リスク10:仲介業者・アドバイザーの質と選定ミス
M&Aの成功は、サポートする専門家の質に大きく左右されます。悪質な業者や経験不足のアドバイザーを選んでしまうと、M&A自体が失敗に終わるリスクが高まります。
- 具体的なリスク: 不透明な料金体系(過剰な着手金など)、情報漏洩、不適切なマッチング、交渉の長期化、トラブルへの不十分な対応など。

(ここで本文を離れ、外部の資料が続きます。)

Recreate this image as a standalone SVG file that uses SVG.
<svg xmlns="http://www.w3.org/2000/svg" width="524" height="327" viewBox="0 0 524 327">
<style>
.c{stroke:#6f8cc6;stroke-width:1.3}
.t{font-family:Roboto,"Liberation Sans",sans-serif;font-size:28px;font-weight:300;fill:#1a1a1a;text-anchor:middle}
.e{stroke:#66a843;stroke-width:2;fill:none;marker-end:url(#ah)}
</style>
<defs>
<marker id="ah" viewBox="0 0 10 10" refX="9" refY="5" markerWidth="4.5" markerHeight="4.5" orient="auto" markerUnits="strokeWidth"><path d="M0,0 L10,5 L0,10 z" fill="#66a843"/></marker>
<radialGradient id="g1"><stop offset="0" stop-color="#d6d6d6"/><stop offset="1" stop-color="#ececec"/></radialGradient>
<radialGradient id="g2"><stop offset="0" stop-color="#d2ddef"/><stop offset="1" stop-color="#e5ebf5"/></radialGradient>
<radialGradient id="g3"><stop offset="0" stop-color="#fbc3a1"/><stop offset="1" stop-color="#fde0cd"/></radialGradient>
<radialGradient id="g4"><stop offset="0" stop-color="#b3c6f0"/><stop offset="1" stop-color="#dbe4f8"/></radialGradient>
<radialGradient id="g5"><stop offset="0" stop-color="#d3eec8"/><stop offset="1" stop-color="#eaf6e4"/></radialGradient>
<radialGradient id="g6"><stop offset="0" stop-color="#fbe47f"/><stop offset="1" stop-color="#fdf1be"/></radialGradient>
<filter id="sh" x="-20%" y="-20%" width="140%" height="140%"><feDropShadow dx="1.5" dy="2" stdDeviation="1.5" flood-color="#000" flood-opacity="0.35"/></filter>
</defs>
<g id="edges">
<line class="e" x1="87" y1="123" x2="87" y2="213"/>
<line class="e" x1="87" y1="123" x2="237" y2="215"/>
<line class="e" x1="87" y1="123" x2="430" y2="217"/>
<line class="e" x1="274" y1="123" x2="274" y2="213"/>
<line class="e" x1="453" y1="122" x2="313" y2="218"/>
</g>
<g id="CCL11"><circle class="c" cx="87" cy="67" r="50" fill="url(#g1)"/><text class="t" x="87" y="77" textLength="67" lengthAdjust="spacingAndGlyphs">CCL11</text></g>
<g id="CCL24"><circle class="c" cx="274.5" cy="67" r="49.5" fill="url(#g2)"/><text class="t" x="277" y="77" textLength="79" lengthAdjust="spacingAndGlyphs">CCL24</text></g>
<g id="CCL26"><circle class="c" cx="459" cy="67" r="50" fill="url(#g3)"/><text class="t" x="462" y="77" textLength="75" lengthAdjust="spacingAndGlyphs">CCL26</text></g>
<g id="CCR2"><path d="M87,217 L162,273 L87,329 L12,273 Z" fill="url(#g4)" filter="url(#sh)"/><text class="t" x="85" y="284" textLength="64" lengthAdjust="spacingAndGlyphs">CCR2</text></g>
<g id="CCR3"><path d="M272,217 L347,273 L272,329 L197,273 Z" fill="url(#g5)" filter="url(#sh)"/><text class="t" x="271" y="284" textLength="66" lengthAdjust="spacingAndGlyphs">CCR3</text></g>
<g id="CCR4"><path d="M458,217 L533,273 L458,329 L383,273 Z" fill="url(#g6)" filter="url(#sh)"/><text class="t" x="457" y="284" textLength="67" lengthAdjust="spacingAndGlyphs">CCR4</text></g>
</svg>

- 対策: 複数のM&A専門家を比較検討し、実績、料金体系の透明性、担当者の専門性・誠実性、業界知識などを徹底的に確認すること。契約書の内容を必ず弁護士にレビューしてもらいましょう。
3. まとめ:リスクを恐れず、しかし「賢く」他人への承継を
家族ではない他人に会社を継がせる「第三者承継(M&A)」は、後継者不足に悩む中小企業の経営者にとって、事業継続と発展のための強力な解決策です。しかし、そこには多くのメリットがある一方で、事前に知っておくべきリスクも確かに存在します。
- 情報の非対称性、文化の違い、利益追求の優先順位がリスクの根本原因。
- 情報漏洩、簿外債務、従業員の離反、文化衝突、価格トラブルなど、具体的なリスクを把握する。

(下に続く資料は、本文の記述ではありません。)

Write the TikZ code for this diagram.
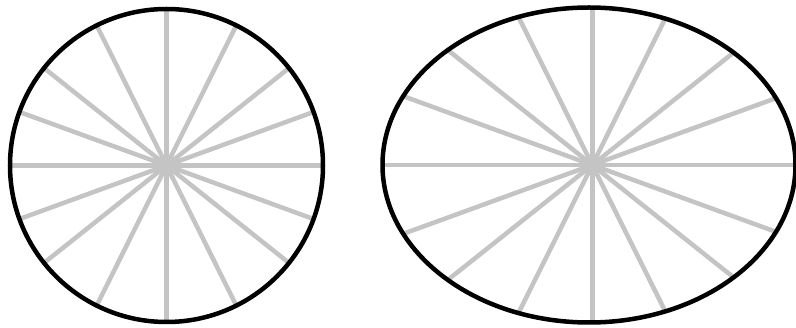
\documentclass[tikz,border=0pt]{standalone}
\usepackage{tikz}
\usetikzlibrary{calc}
\definecolor{spokegray}{RGB}{196,196,196}
\tikzset{
  spoke/.style={draw=spokegray, line width=4.5pt},
  rim/.style={draw=black, line width=4.5pt}
}
\begin{document}
\begin{tikzpicture}[x=1pt,y=-1pt]
\useasboundingbox (0,0) rectangle (796,328);
\fill[white] (0,0) rectangle (796,328);
% left: circle
\coordinate (cL) at (166.5,165.5);
\coordinate (hubL) at (166.5,165.5);
\begin{scope}
  \clip (cL) circle[radius=156.5];
  \foreach \a in {0,20,38.5,63.5,90,116.5,141.5,160}
    \draw[spoke] ($(hubL)+(\a:400)$) -- ($(hubL)+(\a+180:400)$);
\end{scope}
\draw[rim] (cL) circle[radius=156.5];
% right: ellipse
\coordinate (cR) at (589,165);
\coordinate (hubR) at (592.3,165);
\begin{scope}
  \clip (cR) ellipse[x radius=206.5, y radius=157.5];
  \foreach \a in {0,20,38.5,63.5,90,116.5,141.5,160}
    \draw[spoke] ($(hubR)+(\a:500)$) -- ($(hubR)+(\a+180:500)$);
\end{scope}
\draw[rim] (cR) ellipse[x radius=206.5, y radius=157.5];
\end{tikzpicture}
\end{document}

- 税金、個人保証、引き際、専門家の質といった、見落としがちなポイントにも注意。
これらのリスクを「恐れる」のではなく、**「事前に認識し、適切に対策を講じる」**ことが、他人への承継を成功させるための鍵となります。
M&Aの専門家(M&Aアドバイザー、税理士、弁護士など)と早期に連携し、彼らの知見と経験を最大限に活用することが、リスクを最小限に抑え、あなたの会社を未来へと力強く、そして安全にバトンタッチするための最善の道です。家族ではない他人に会社を託すことは、勇気のいる決断ですが、それは決してネガティブな選択ではありません。あなたの会社を、最も良い形で次世代へとつなぐための、戦略的な一歩となるはずです。